The word breathalyzer tends to not have a positive connotation for most college students. But an upcoming similar product, invented by a college freshman, could help those with diabetes.
After three years of research, Elizabeth Ross, a student at Rhodes College in Memphis, has developed technology that can read the level of glucose in a person’s breath, turning the finger pricks most diabetics use to measure their blood-sugar level into a puff.
Ross initially started working on the device through a program in high school that paired her with Winston V. Schoenfeld, an associate professor of optics at the University of Central Florida. As Ross’s mentor for two years, Schoenfeld worked with Ross to develop the idea and ensure she had the needed materials to make her vision a reality. But it was Ross who really took the initiative, Schoenfeld said.
“She is rather independent,” Schoenfeld said. “I was pretty pleased with how far she took the project.”
It was Schoenfeld who gave Ross in the idea of measuring different things with the breath and met with her throughout the process. But it was Ross who went above and beyond what the program called for, which was the doing extra work for the project.
“She was very interested in diabetes,” Schoenfeld said. “You could tell she was very driven because she had a increased interest – it hit home a little bit.”
Ross’s mother has been a diabetic for 20 years and partially inspired her daughter’s research, which included pouring through academic journals, asking questions and working in the lab for several hours a day three days a week. The final result was a procedure for measuring glucose level in the breath – a method that has proved to be as accurate as the current method of testing – a blood test requiring a prick on the finger or arm.

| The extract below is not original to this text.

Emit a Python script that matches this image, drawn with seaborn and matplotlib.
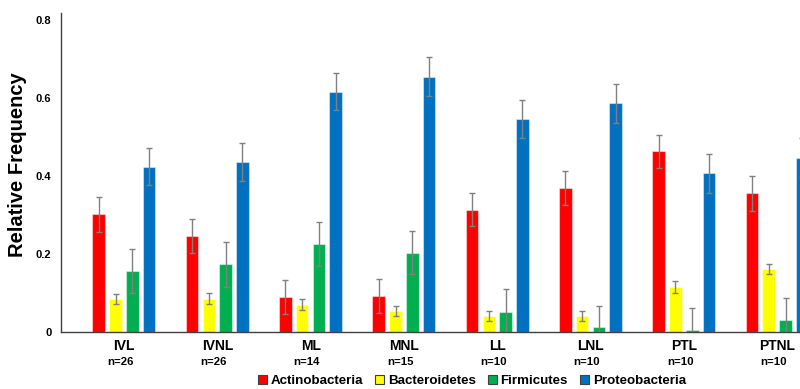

Although a device has yet to be patented, Ross is working to update the future device’s design and create different models.
“My mother was able to come in and test her glucose,” Ross said. “The fact that I have concrete results shows that the future of research is promising.”
The potential solution comes at an opportune time. USA Today recently reported that that International Diabetes Federation predicts that one in 10 adults will have diabetes by 2030. Ross’s mother is one of 25.8 million people in the U.S. with diabetes, according to the American Diabetes Association. Also in the group is Mitch Staley, a student a Brigham Young University who has been living with diabetes for the past four years. Staley said the daily finger pricks have proved to be a hassle.
“After a while you get calluses – you wouldn’t image how big – on the end of your finger,” Staley said. “It gets more painful as time progresses.”
In addition to the pain, there is the issue of having to clean the blood, not always convenient if there is no bathroom around, Staley said, and things such as new needles and testing strips also can becomes expensive. Total direct medical cots for diabetes in the U.S. is about $116 billion according to the American Diabetes Association.
“[The breathalyzer] is a technology I think would be welcomed,” Staley said.